You can also limit your search to one or several titles included in EANC. To do so, click Select Title. In the window that opens, all EANC titles are grouped by four major genres: fiction, nonfiction, oral, and press. Within each genre, titles are broken into groups of 50 in alphabetical order:

Click on a group header to select individual titles within that group:

You can undo your selection by clicking Deselect All.  Note that if no selection is made in the Authors and Titles Area, no restriction will be placed on authors/titles when defining a subcorpus.

3.4.Year / Period

You can limit your subcorpus to texts created before or after a certain year, or created during a given period of time. The years must be specified in ‘YYYY’  format (e.g. 1973). If you fill in the from field only, the subcorpus will include only texts created in that year or later. If you fill in the to field only, the subcorpus will include only texts created in that year or earlier. Finally, if you fill in both fields, only texts created between the two years will be included.

When working with the Period Area, please note that:
  • For many texts in EANC, no reliable data is available on the exact year of creation;
  • Some EANC texts were created over a period of time, not a single year;
  • For some texts, the year when the book was published is used;
  • For yet other texts, a proxy based on the author’s age (age 18 – death) is used;
  • Translations are dated by the year of translation (or its publication), not the year of the creation of the original text.

Texts dated by a period of several years (rather than a single year) will be included in the subcorpus if that period falls entirely within the period selected by the user for the subcorpus.

3.5. Genre

In the Genre Area you can limit your subcorpus to one or several genres or subgenres.

When you open the Subcorpus window all genres and subgenres are checked and all dropdown fields are set to ‘any’. This means that no genre limitations are applied by default. If you want to limit the search to specific genres, you need to uncheck the types of texts you want to exclude.

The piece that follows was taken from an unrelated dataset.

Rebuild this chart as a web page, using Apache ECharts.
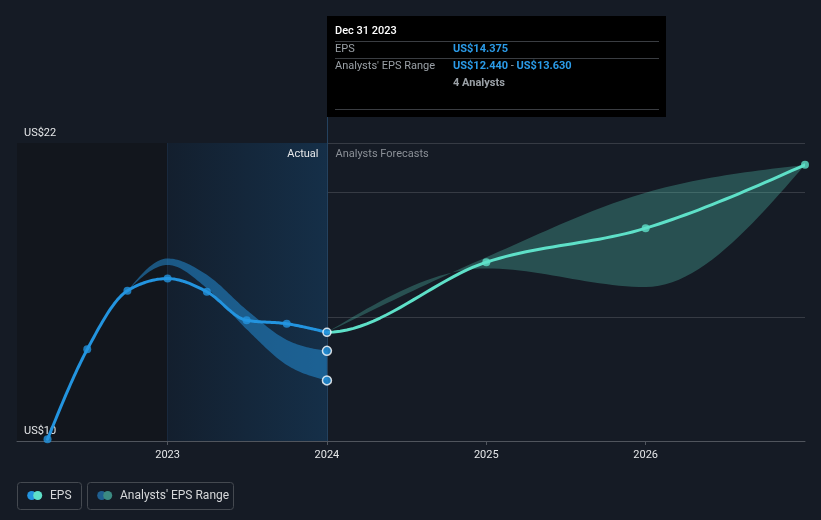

You can also use the Select All and Deselect All buttons to manage the genre selection effectively.

3.6. Subcorpus preview

Once you have specified the subcorpus selection criteria, you can verify the size of the selected subcorpus by clicking the Preview button.

The Preview window offers a snapshot of your subcorpus:

  • The Preview window will notify you if your subcorpus is empty
  • If it is not empty, the Preview window will show the number of titles, sentences and tokens in your subcorpus; it will also display the number of tokens in the subcorpus as a percentage of the total number of EANC tokens (relative size)
  • If there are less than 1,000 titles in your subcorpus, the Preview window will also provide an option to fine-tune your selection by unchecking individual titles.

Click Confirm to close the window and save your subcorpus selection.